■ **Supplied records**
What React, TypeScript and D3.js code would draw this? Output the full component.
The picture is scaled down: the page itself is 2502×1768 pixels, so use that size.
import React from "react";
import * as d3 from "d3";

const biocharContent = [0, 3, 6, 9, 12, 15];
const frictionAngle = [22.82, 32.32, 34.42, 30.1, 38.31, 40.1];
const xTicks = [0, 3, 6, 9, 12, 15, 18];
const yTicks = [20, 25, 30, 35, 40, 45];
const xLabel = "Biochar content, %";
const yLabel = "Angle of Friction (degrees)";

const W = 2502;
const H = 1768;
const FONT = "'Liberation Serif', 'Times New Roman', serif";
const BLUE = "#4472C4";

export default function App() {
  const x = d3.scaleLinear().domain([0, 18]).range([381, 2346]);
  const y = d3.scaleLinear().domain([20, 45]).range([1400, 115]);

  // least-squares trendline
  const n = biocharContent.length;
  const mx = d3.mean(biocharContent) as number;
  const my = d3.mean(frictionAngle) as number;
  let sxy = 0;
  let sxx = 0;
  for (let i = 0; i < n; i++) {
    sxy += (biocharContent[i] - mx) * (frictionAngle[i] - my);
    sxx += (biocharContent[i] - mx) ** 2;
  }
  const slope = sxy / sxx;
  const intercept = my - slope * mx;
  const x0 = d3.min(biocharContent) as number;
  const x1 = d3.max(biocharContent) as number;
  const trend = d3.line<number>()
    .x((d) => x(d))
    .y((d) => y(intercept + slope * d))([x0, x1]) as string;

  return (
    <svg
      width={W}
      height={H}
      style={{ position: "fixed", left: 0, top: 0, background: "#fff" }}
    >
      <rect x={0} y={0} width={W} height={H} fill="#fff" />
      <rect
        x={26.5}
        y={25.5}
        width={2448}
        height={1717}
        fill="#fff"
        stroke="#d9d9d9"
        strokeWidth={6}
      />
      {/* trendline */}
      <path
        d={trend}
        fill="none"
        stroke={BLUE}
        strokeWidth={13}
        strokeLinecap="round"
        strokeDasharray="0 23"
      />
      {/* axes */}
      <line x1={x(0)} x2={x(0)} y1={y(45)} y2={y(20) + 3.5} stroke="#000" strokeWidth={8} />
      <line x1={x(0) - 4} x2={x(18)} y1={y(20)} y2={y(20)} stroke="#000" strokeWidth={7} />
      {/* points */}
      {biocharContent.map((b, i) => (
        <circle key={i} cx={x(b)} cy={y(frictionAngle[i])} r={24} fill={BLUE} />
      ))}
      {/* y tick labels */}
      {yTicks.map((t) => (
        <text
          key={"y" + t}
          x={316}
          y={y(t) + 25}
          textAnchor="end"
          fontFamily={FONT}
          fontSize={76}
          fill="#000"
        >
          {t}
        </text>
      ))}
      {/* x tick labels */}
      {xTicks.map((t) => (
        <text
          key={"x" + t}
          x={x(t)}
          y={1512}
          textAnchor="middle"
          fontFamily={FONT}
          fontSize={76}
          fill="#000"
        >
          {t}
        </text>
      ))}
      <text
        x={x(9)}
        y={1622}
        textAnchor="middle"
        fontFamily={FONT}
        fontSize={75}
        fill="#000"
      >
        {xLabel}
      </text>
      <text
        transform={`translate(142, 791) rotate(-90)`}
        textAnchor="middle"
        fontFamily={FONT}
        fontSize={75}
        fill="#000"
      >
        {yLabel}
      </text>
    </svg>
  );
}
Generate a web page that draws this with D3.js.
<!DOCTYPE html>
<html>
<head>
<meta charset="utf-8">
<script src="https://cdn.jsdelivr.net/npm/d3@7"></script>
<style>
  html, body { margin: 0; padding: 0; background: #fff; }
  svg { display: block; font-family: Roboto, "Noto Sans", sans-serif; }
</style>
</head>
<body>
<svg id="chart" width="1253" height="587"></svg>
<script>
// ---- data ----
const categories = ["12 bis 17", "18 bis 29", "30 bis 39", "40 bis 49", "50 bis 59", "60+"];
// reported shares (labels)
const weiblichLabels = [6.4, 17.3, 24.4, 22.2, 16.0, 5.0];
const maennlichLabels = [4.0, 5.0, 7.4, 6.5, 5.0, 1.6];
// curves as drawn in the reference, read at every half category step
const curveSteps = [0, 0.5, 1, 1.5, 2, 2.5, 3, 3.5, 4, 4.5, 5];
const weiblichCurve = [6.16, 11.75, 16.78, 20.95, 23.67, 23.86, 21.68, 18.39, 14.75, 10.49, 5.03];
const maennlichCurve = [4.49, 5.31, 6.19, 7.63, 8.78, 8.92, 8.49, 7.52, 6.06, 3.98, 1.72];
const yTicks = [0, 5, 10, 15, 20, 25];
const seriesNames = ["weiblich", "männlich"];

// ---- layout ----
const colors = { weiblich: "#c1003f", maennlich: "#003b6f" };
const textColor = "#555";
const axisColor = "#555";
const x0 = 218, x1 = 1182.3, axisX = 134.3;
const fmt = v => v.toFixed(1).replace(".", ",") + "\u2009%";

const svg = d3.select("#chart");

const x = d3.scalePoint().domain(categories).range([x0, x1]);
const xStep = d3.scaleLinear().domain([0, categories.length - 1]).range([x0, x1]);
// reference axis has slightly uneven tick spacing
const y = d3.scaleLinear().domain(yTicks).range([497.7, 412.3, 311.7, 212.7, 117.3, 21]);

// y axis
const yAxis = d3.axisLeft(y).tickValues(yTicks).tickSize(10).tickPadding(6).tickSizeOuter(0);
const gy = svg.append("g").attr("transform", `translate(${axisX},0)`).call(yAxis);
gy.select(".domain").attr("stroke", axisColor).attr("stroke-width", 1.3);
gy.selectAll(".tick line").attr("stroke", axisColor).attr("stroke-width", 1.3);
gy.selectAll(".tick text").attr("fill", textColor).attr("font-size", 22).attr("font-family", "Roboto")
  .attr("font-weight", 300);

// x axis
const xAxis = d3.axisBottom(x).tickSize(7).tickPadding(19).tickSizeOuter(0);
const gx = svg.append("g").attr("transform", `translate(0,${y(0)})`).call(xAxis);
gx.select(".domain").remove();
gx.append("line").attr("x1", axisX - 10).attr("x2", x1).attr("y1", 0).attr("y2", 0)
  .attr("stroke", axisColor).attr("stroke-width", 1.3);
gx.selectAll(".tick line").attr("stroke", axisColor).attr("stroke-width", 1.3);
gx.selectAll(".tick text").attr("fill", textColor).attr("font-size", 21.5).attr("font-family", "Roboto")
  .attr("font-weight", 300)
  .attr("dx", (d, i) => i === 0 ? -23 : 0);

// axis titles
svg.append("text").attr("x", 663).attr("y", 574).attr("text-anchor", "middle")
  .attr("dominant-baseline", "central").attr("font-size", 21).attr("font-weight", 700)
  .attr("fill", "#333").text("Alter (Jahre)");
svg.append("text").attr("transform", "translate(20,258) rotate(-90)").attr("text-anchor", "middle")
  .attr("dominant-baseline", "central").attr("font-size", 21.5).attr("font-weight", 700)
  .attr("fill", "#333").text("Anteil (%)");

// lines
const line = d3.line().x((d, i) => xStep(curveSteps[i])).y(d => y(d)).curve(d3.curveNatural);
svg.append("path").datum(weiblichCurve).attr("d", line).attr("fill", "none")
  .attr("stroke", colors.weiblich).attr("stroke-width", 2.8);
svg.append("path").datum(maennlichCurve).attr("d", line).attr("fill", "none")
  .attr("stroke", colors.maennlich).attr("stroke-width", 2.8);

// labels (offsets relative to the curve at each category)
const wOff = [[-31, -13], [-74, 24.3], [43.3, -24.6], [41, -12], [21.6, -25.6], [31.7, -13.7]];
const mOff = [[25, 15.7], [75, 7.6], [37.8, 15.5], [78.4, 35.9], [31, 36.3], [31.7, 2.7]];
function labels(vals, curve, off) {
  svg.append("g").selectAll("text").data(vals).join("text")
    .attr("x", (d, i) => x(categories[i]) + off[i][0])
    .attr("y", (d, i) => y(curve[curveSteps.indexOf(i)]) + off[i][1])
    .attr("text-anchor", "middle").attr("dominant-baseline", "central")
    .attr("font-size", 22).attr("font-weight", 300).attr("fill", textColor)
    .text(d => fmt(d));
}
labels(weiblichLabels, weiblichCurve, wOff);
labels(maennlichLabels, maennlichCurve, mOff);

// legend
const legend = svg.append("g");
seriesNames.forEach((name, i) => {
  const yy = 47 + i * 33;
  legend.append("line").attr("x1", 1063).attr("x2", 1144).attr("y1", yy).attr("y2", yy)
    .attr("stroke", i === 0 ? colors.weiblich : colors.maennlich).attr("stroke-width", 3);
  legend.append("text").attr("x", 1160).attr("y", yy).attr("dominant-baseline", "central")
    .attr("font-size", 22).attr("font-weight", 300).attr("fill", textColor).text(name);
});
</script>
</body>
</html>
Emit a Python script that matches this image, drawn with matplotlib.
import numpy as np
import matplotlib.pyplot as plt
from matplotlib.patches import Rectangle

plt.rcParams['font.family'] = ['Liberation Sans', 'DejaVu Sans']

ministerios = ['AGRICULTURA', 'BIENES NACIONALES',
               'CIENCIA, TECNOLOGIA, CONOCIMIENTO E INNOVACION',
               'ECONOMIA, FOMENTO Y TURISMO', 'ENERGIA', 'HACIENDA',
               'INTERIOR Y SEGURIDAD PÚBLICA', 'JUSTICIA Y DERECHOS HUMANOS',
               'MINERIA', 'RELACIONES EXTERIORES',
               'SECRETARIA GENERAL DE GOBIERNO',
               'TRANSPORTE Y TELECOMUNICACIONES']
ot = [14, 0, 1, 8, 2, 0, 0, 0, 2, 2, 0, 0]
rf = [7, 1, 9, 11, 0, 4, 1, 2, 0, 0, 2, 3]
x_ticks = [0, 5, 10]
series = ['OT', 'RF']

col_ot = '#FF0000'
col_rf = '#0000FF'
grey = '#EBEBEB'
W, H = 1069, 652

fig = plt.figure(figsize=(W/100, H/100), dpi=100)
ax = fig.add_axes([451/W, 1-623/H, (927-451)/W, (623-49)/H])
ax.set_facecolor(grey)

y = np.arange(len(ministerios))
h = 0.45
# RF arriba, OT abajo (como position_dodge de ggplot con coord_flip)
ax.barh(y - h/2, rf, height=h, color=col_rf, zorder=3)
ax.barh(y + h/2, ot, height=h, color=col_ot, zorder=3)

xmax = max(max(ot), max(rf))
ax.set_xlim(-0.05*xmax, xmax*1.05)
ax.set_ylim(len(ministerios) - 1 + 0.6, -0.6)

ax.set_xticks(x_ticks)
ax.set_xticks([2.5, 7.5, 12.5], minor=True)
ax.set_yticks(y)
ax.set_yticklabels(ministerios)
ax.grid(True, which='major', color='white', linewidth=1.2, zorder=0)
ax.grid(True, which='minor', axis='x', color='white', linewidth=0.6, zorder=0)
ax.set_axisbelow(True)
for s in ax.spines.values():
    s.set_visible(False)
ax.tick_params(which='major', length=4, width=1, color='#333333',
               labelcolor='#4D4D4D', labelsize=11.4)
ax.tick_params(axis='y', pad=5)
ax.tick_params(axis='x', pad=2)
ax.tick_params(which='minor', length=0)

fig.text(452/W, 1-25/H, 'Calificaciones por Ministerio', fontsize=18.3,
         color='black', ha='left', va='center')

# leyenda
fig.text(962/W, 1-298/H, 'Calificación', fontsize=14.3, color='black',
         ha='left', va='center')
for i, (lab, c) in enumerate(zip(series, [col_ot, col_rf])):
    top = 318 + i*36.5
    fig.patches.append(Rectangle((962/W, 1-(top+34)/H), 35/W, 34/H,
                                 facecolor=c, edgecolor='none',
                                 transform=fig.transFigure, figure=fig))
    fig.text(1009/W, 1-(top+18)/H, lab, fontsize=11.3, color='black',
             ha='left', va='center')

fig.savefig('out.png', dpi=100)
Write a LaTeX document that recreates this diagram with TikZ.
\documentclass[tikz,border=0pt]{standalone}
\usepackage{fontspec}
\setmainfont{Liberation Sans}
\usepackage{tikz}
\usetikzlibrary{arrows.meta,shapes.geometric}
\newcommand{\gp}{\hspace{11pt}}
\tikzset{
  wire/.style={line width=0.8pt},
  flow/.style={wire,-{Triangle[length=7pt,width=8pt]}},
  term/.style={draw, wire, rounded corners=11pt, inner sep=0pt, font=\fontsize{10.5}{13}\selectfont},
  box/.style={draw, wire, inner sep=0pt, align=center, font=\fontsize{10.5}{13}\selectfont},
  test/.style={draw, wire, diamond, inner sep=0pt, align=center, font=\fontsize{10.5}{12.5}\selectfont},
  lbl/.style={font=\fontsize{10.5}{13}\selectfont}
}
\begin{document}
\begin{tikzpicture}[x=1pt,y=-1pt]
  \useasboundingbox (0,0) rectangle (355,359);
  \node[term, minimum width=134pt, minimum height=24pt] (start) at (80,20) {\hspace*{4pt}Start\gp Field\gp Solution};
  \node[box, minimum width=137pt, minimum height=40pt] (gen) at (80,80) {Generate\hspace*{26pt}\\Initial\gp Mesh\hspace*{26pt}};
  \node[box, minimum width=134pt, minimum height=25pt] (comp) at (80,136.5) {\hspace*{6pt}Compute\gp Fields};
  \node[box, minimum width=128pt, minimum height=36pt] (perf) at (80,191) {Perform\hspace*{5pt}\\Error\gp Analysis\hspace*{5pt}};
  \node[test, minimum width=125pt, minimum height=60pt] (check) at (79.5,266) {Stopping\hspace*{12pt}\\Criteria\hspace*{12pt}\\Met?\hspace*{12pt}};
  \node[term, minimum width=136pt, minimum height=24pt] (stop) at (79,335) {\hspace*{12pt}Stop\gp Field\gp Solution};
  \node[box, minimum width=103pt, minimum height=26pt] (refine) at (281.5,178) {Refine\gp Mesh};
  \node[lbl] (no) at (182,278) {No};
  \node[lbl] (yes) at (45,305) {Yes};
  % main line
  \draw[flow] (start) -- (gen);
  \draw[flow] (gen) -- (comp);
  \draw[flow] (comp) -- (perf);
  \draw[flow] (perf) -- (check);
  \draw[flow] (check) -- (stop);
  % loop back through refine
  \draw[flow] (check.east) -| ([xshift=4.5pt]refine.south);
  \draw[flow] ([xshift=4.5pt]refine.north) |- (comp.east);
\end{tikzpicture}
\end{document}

■ **Aim of the exercise**
Quote the listing above, but only from the line that shows "The picture is" through the line that shows "import * as".

■ **Exercise result**
The picture is scaled down: the page itself is 2502×1768 pixels, so use that size.
import React from "react";
import * as d3 from "d3";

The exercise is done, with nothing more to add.